The Curious Incident of the Dog in the Night-Time Chapter 157 Summary

How It All Goes Down

  • Six days later, when his father goes out, Christopher finally has another opportunity to go back to read the other letters.
  • There are forty-three letters in all. He picks one at random and starts reading it.
  • His mother recalls a time two Christmases ago when Christopher got a new train set as a gift, and refused to go to bed because he didn't want to stop playing with it. Nice memory.
  • How about another one? This time, his mother tries to explain why she left Christopher and his father. She admits she wasn't a very good mother and that Christopher's father is much more patient than she is.
  • Then she recalls a time when she and Christopher went Christmas shopping. Christopher had a meltdown in a store and shouted and smashed things, and eventually they had to walk home because Christopher refused to get on the bus.
  • She tried talking to his father but she had a tough time making him understand her struggles. Eventually, things got so strained that they stopped talking altogether.
  • This is when she started spending more time with Roger, evidently. Roger told her that he and Eileen weren't in love with each other – he was lonely, too.
  • Is anyone else wondering why she's spilling all this out to her long-distance son?
  • In any case, she continues on to write that she and Roger fell in love. Roger suggested they run away together, but she said she could never leave Christopher.
  • But then one day, she and Christopher had a big argument, in which they both threw things and she ended up with a few broken toes.
  • This led to another big argument with Christopher's father.
  • Since his mom couldn't walk for a while, Christopher's father had to take care of him alone. And according to this letter, Christopher seemed to be much happier around his dad.
  • And so she decided that everyone would be better off if she simply wasn't around after all.
  • Hmmm.
  • Roger applied for a job transfer, and the two of them moved to London.

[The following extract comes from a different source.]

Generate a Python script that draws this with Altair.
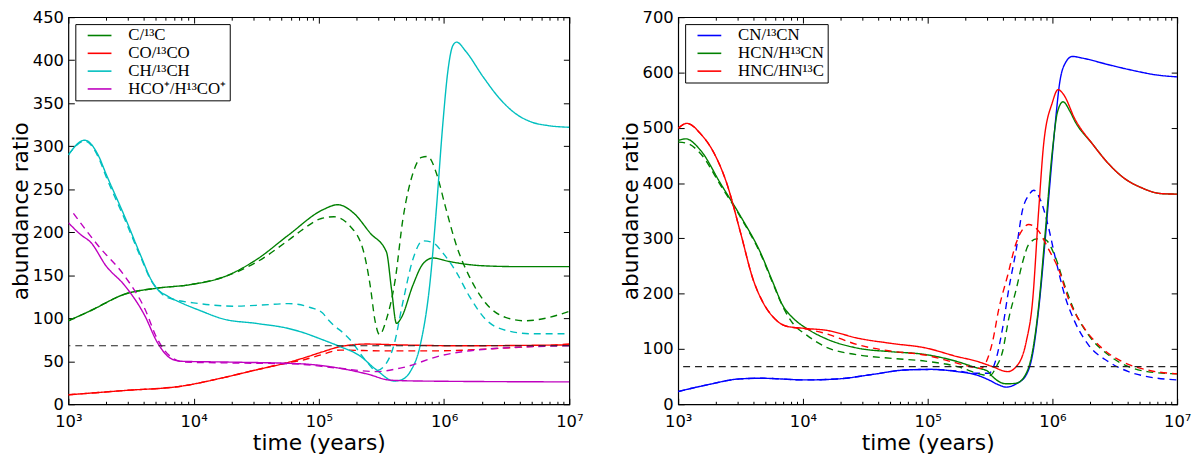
import altair as alt
import numpy as np
import pandas as pd

# x values are log10(time / years)
# ---- left panel ----
C_LOGT = [3.00, 3.18, 3.45, 3.71, 3.97, 4.24, 4.50, 4.76, 5.03, 5.15, 5.28, 5.41, 5.54,
          5.58, 5.62, 5.66, 5.75, 5.83, 5.91, 6.04, 6.31, 6.60, 7.00]
C_VAL = [97, 109, 128, 135, 139, 148, 168, 197, 226, 232, 222, 199, 177,
         134, 94, 101, 138, 163, 170, 166, 161, 160, 160]
C_D_LOGT = [3.00, 3.18, 3.45, 3.71, 3.97, 4.24, 4.50, 4.76, 4.86, 5.02, 5.12, 5.25, 5.36,
            5.41, 5.45, 5.485, 5.54, 5.61, 5.67, 5.75, 5.82, 5.87, 5.94, 6.01, 6.10,
            6.20, 6.33, 6.49, 6.65, 6.81, 7.00]
C_D_VAL = [97, 109, 128, 135, 139, 148, 165, 191, 202, 216, 218, 207, 176,
           138, 96, 81, 99, 145, 214, 268, 287, 288, 268, 230, 184,
           149, 118, 101, 97, 100, 108]

CO_LOGT = [3.00, 3.45, 3.90, 4.24, 4.50, 4.74, 4.86, 5.03, 5.17, 5.38, 5.65, 6.10, 7.00]
CO_VAL = [11, 16, 21, 31, 40, 48, 53, 61, 67, 70, 69, 68, 69]
CO_D_LOGT = [3.00, 3.45, 3.90, 4.24, 4.50, 4.74, 4.86, 5.03, 5.17, 5.52, 5.91, 6.44, 7.00]
CO_D_VAL = [11, 16, 21, 31, 40, 48, 51, 58, 63, 62, 62, 65, 70]

CH_LOGT = [3.00, 3.13, 3.24, 3.30, 3.45, 3.58, 3.66, 3.71, 3.79, 3.90, 4.05, 4.24, 4.50,
           4.76, 4.86, 5.03, 5.17, 5.32, 5.46, 5.60, 5.65, 5.73, 5.81, 5.89, 5.94, 5.99,
           6.03, 6.07, 6.10, 6.175, 6.31, 6.44, 6.57, 6.70, 6.83, 7.00]
CH_VAL = [290, 307, 289, 268, 218, 172, 145, 134, 126, 118, 109, 99, 94,
          88, 84, 75, 67, 57, 40, 27, 28, 38, 69, 145, 230, 326,
          387, 417, 421, 410, 381, 356, 338, 328, 324, 322]
CH_D_LOGT = [3.00, 3.13, 3.24, 3.30, 3.45, 3.58, 3.66, 3.71, 3.79, 4.05, 4.32, 4.50, 4.76,
             4.92, 5.03, 5.07, 5.25, 5.38, 5.46, 5.52, 5.60, 5.67, 5.75, 5.83, 5.91, 5.99,
             6.10, 6.20, 6.33, 6.49, 6.70, 7.00]
CH_D_VAL = [290, 306, 287, 265, 215, 170, 144, 134, 124, 117, 114, 115, 117,
            113, 106, 99, 75, 50, 39, 44, 69, 118, 168, 190, 188, 176,
            153, 126, 99, 86, 82, 82]

HCO_LOGT = [3.00, 3.10, 3.18, 3.30, 3.45, 3.61, 3.71, 3.82, 3.90, 4.30, 4.86, 5.20, 5.39,
            5.57, 5.81, 7.00]
HCO_VAL = [211, 197, 188, 161, 138, 103, 72, 53, 50, 49, 47, 41, 35, 28, 27, 26]
HCO_D_LOGT = [3.04, 3.24, 3.45, 3.61, 3.71, 3.82, 3.93, 4.30, 4.79, 5.15, 5.46, 5.65, 5.99,
              6.33, 7.00]
HCO_D_VAL = [222, 184, 149, 111, 76, 55, 49, 48, 47, 42, 38, 42, 57, 64, 68]

# ---- right panel ----
CN_LOGT = [3.00, 3.23, 3.50, 3.66, 4.03, 4.29, 4.56, 4.82, 5.03, 5.24, 5.39, 5.49, 5.57,
           5.63, 5.71, 5.79, 5.84, 5.89, 5.94, 5.98, 6.02, 6.06, 6.09, 6.16, 6.24, 6.45,
           6.66, 6.82, 7.00]
CN_VAL = [23, 35, 46, 47, 44, 46, 54, 62, 63, 59, 53, 44, 35,
          31, 37, 53, 89, 172, 292, 399, 501, 584, 611, 629, 626, 614,
          603, 596, 592]
CN_D_LOGT = [3.00, 3.23, 3.50, 3.66, 4.03, 4.29, 4.56, 4.82, 5.03, 5.24, 5.39, 5.49, 5.55,
             5.60, 5.65, 5.71, 5.76, 5.81, 5.85, 5.905, 5.96, 6.02, 6.10, 6.18, 6.29, 6.45,
             6.61, 6.76, 7.00]
CN_D_VAL = [23, 35, 46, 47, 44, 46, 54, 62, 63, 60, 56, 56, 83,
            137, 208, 280, 351, 378, 387, 369, 328, 268, 196, 149, 107, 77,
            59, 50, 44]

HCN_LOGT = [3.00, 3.06, 3.18, 3.34, 3.50, 3.66, 3.76, 3.84, 3.92, 4.03, 4.18, 4.45, 4.71,
            4.98, 5.24, 5.39, 5.48, 5.52, 5.63, 5.71, 5.79, 5.84, 5.89, 5.94, 6.00, 6.04,
            6.085, 6.14, 6.18, 6.32, 6.45, 6.58, 6.71, 6.87, 7.00]
HCN_VAL = [477, 480, 459, 399, 340, 274, 220, 178, 156, 137, 119, 101, 95,
           90, 77, 66, 60, 50, 37, 38, 56, 95, 178, 304, 459, 528,
           547, 530, 512, 471, 435, 408, 392, 381, 380]
HCN_D_LOGT = [3.00, 3.07, 3.18, 3.34, 3.50, 3.66, 3.76, 3.84, 3.92, 4.03, 4.18, 4.45, 4.71,
              4.98, 5.24, 5.45, 5.50, 5.55, 5.60, 5.65, 5.71, 5.76, 5.81, 5.875, 5.94, 6.02,
              6.10, 6.18, 6.29, 6.45, 6.61, 6.76, 7.00]
HCN_D_VAL = [474, 472, 453, 396, 338, 272, 218, 176, 146, 125, 104, 89, 83,
             78, 68, 53, 52, 68, 95, 155, 208, 256, 289, 299, 298, 268,
             214, 167, 125, 89, 68, 59, 55]

HNC_LOGT = [3.00, 3.07, 3.18, 3.29, 3.39, 3.50, 3.60, 3.68, 3.76, 3.87, 4.03, 4.18, 4.45,
            4.71, 4.98, 5.24, 5.39, 5.52, 5.64, 5.71, 5.79, 5.84, 5.89, 5.93, 6.00, 6.045,
            6.09, 6.18, 6.32, 6.45, 6.58, 6.71, 6.87, 7.00]
HNC_VAL = [499, 508, 489, 453, 399, 310, 226, 184, 158, 141, 137, 134, 119,
           110, 102, 86, 78, 68, 59, 68, 113, 184, 351, 471, 546, 569,
           560, 516, 471, 435, 408, 392, 381, 380]
HNC_D_LOGT = [3.00, 3.07, 3.18, 3.29, 3.39, 3.50, 3.60, 3.68, 3.76, 3.87, 4.03, 4.18, 4.45,
              4.71, 4.98, 5.24, 5.43, 5.47, 5.52, 5.57, 5.64, 5.71, 5.76, 5.81, 5.89, 5.97,
              6.05, 6.13, 6.24, 6.40, 6.56, 6.76, 7.00]
HNC_D_VAL = [499, 508, 489, 453, 399, 310, 226, 184, 158, 141, 136, 128, 107,
             96, 89, 74, 65, 77, 113, 172, 232, 292, 316, 325, 313, 280,
             244, 190, 143, 101, 77, 62, 55]

REF_RATIO = 68

LEFT_NAMES = ["C/¹³C", "CO/¹³CO", "CH/¹³CH", "HCO⁺/H¹³CO⁺"]
LEFT_COLORS = ["#008000", "#FF0000", "#00BFBF", "#BF00BF"]
RIGHT_NAMES = ["CN/¹³CN", "HCN/H¹³CN", "HNC/HN¹³C"]
RIGHT_COLORS = ["#0000FF", "#008000", "#FF0000"]

X_MAJOR = [1e3, 1e4, 1e5, 1e6, 1e7]
X_MINOR = [k * 10.0 ** n for n in range(3, 7) for k in range(2, 10)]
X_LABELS = ["10³", "10⁴", "10⁵", "10⁶", "10⁷"]

LABEL_EXPR = "''"
for v, lab in zip(reversed(X_MAJOR), reversed(X_LABELS)):
    LABEL_EXPR = f"datum.value == {v:.0f} ? '{lab}' : ({LABEL_EXPR})"


def curve(species, model, logt, vals):
    return pd.DataFrame({
        "time": np.power(10.0, np.array(logt)),
        "ratio": vals,
        "species": species,
        "model": model,
    })


left_df = pd.concat([
    curve(LEFT_NAMES[0], "solid", C_LOGT, C_VAL),
    curve(LEFT_NAMES[0], "dashed", C_D_LOGT, C_D_VAL),
    curve(LEFT_NAMES[1], "solid", CO_LOGT, CO_VAL),
    curve(LEFT_NAMES[1], "dashed", CO_D_LOGT, CO_D_VAL),
    curve(LEFT_NAMES[2], "solid", CH_LOGT, CH_VAL),
    curve(LEFT_NAMES[2], "dashed", CH_D_LOGT, CH_D_VAL),
    curve(LEFT_NAMES[3], "solid", HCO_LOGT, HCO_VAL),
    curve(LEFT_NAMES[3], "dashed", HCO_D_LOGT, HCO_D_VAL),
], ignore_index=True)

right_df = pd.concat([
    curve(RIGHT_NAMES[0], "solid", CN_LOGT, CN_VAL),
    curve(RIGHT_NAMES[0], "dashed", CN_D_LOGT, CN_D_VAL),
    curve(RIGHT_NAMES[1], "solid", HCN_LOGT, HCN_VAL),
    curve(RIGHT_NAMES[1], "dashed", HCN_D_LOGT, HCN_D_VAL),
    curve(RIGHT_NAMES[2], "solid", HNC_LOGT, HNC_VAL),
    curve(RIGHT_NAMES[2], "dashed", HNC_D_LOGT, HNC_D_VAL),
], ignore_index=True)


def tick_axis(orient, values, size):
    # inward ticks: an unlabeled axis pulled inside the frame by its own tick length
    return alt.Axis(orient=orient, values=values, tickSize=size, offset=-size,
                    labels=False, domain=False, grid=False, title=None,
                    tickColor="black", tickWidth=1)


def panel(df, names, colors, y_max, y_step, width):
    xs = alt.Scale(type="log", domain=[1e3, 1e7], nice=False)
    ys = alt.Scale(domain=[0, y_max], nice=False, zero=True)
    y_vals = list(range(0, y_max + 1, y_step))

    lines = alt.Chart(df).mark_line(strokeWidth=1.4, clip=True, interpolate="monotone").encode(
        x=alt.X("time:Q", scale=xs, axis=alt.Axis(
            orient="bottom", values=X_MAJOR, labelExpr=LABEL_EXPR, tickSize=0,
            labelFlush=False, domain=False, labelPadding=9, labelFontSize=16.5,
            titleFontSize=22, titlePadding=3, title="time (years)")),
        y=alt.Y("ratio:Q", scale=ys, axis=alt.Axis(
            orient="left", values=y_vals, tickSize=0, domain=False, labelPadding=5,
            labelFontSize=16.5, titleFontSize=22, titlePadding=0,
            title="abundance ratio")),
        color=alt.Color("species:N", scale=alt.Scale(domain=names, range=colors),
                        legend=alt.Legend(
                            title=None, orient="top-left", offset=7, padding=3,
                            fillColor="white", strokeColor="black",
                            symbolType="M-1.6,0H1.6", symbolSize=225,
                            symbolStrokeWidth=1.6, symbolOffset=13,
                            labelFont="Liberation Serif", labelFontSize=17,
                            labelColor="black", labelOffset=20.5, rowPadding=0,
                            cornerRadius=0)),
        strokeDash=alt.StrokeDash("model:N", scale=alt.Scale(
            domain=["solid", "dashed"], range=[[1, 0], [7, 5]]), legend=None),
    )

    ref = alt.Chart(pd.DataFrame({"ratio": [REF_RATIO]})).mark_rule(
        color="#222222", strokeDash=[7, 5], strokeWidth=1.2
    ).encode(y=alt.Y("ratio:Q", scale=ys, axis=None))

    ghost = alt.Chart(df).mark_line(opacity=0)
    ticks_a = ghost.encode(
        x=alt.X("time:Q", scale=xs, axis=tick_axis("bottom", X_MAJOR, 6)),
        y=alt.Y("ratio:Q", scale=ys, axis=tick_axis("left", y_vals, 6)))
    ticks_b = ghost.encode(
        x=alt.X("time:Q", scale=xs, axis=tick_axis("top", X_MAJOR, 6)),
        y=alt.Y("ratio:Q", scale=ys, axis=tick_axis("right", y_vals, 6)))
    ticks_c = ghost.encode(
        x=alt.X("time:Q", scale=xs, axis=tick_axis("bottom", X_MINOR, 3)),
        y=alt.Y("ratio:Q", scale=ys, axis=None))
    ticks_d = ghost.encode(
        x=alt.X("time:Q", scale=xs, axis=tick_axis("top", X_MINOR, 3)),
        y=alt.Y("ratio:Q", scale=ys, axis=None))

    return (
        alt.layer(lines, ref, ticks_a, ticks_b, ticks_c, ticks_d)
        .resolve_axis(x="independent", y="independent")
        .properties(width=width, height=391)
    )


left = panel(left_df, LEFT_NAMES, LEFT_COLORS, 450, 50, 506)
right = panel(right_df, RIGHT_NAMES, RIGHT_COLORS, 700, 100, 504)

chart = (
    alt.hconcat(left, right, spacing=34)
    .resolve_scale(color="independent", strokeDash="independent")
    .properties(padding={"left": 0, "top": -2, "right": 0, "bottom": 0})
    .configure_view(stroke="black", strokeWidth=1.2)
    .configure_axis(grid=False, labelFont="DejaVu Sans", titleFont="DejaVu Sans",
                    labelColor="black", titleColor="black", titleFontWeight="normal")
)

chart.save("out.html", embed_options={"renderer": "svg", "actions": False})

  • She wanted to say good-bye, but Christopher's father was incredibly angry after she left, and told her she could never come back to see him.

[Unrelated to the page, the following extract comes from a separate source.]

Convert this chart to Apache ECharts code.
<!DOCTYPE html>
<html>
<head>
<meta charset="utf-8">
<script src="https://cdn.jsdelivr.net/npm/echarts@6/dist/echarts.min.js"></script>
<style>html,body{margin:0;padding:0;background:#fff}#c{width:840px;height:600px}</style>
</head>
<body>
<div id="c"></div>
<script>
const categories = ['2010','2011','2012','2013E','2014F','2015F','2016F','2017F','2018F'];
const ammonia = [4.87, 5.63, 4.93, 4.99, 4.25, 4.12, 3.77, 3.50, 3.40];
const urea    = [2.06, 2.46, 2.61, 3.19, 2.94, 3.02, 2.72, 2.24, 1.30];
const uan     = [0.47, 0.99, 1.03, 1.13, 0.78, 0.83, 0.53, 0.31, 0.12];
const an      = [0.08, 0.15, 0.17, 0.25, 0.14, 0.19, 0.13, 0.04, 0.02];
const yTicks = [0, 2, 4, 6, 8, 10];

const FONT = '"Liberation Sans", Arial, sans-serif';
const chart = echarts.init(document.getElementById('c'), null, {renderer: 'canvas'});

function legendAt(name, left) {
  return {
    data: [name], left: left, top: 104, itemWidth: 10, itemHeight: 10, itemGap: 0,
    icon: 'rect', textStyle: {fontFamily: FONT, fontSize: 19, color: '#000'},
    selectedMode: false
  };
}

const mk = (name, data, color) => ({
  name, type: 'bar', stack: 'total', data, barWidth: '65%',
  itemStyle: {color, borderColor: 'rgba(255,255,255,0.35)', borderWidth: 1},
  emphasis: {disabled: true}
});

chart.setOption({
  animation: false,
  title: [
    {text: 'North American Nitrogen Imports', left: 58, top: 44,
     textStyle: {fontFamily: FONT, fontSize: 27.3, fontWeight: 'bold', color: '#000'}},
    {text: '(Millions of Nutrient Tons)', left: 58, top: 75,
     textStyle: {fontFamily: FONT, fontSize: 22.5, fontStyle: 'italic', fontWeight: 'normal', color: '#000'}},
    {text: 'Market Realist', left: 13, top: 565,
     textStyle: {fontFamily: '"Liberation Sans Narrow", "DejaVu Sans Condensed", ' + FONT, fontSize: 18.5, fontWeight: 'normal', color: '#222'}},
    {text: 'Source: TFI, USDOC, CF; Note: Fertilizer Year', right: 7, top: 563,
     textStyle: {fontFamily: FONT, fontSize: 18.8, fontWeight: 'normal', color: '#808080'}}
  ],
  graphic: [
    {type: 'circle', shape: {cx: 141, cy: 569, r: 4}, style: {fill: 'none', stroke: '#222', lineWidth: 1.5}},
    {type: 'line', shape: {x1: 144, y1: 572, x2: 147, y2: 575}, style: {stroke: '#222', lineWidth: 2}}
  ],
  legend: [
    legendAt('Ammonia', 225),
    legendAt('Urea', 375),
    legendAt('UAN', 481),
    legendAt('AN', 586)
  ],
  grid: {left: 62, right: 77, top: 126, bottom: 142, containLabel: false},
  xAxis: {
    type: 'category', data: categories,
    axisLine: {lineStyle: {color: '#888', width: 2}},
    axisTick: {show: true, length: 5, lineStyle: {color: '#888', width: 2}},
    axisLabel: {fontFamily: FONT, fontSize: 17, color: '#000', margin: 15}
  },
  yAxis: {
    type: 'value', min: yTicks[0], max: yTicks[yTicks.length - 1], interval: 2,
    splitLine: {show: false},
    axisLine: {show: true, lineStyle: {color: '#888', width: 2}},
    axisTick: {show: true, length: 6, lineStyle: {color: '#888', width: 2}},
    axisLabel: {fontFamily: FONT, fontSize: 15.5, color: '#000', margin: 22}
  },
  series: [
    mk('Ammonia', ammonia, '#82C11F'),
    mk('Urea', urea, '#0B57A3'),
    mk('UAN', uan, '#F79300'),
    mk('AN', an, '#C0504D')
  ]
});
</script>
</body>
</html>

  • Almost over, we promise. She just repeats how sorry she is, and says that she never ever meant to hurt him.
  • She concludes the letter by writing how much she thinks about him. She wonders how he's doing, and asks him to please write or call.
  • (Considering he never got the letters, he clearly didn't do that.)
  • On to a third letter. In this one, Christopher's mother writes about her new job and she asks him if he likes the present that she and Roger sent him.
  • Finally, he opens a fourth one. He starts to read about his mother's trip to the dentist, but he can't finish it because he starts to feel sick.
  • He realizes the truth: "Mother had not had a heart attack. Mother had not died. Mother had been alive all the time. And Father had lied about this" (157.19).
  • He tries to think of another explanation, but can't come up with any other possibility.
  • That's a tough one to swallow.
  • He starts feeling dizzy, and his stomach hurts. He gets into his father's bed, curls into a ball and passes out. When he wakes up, there's vomit on the sheets and his father is calling his name.
  • As he hears his name being called, he can see it written out in his mother's handwriting on the envelopes.
  • At first, his father is angry that Christopher has been going through his stuff. But then he notices the letters, and realizes that Christopher knows the truth: that's a way bigger deal than just snooping.
  • He freaks out a little bit, and then he starts crying and says, "I did it for your good, Christopher. Honestly I did. I never meant to lie [...] It was so complicated. So difficult " (157.38, 42).
  • Then he takes Christopher into the bath to clean him up. And even though he's being touched, Christopher is okay with it.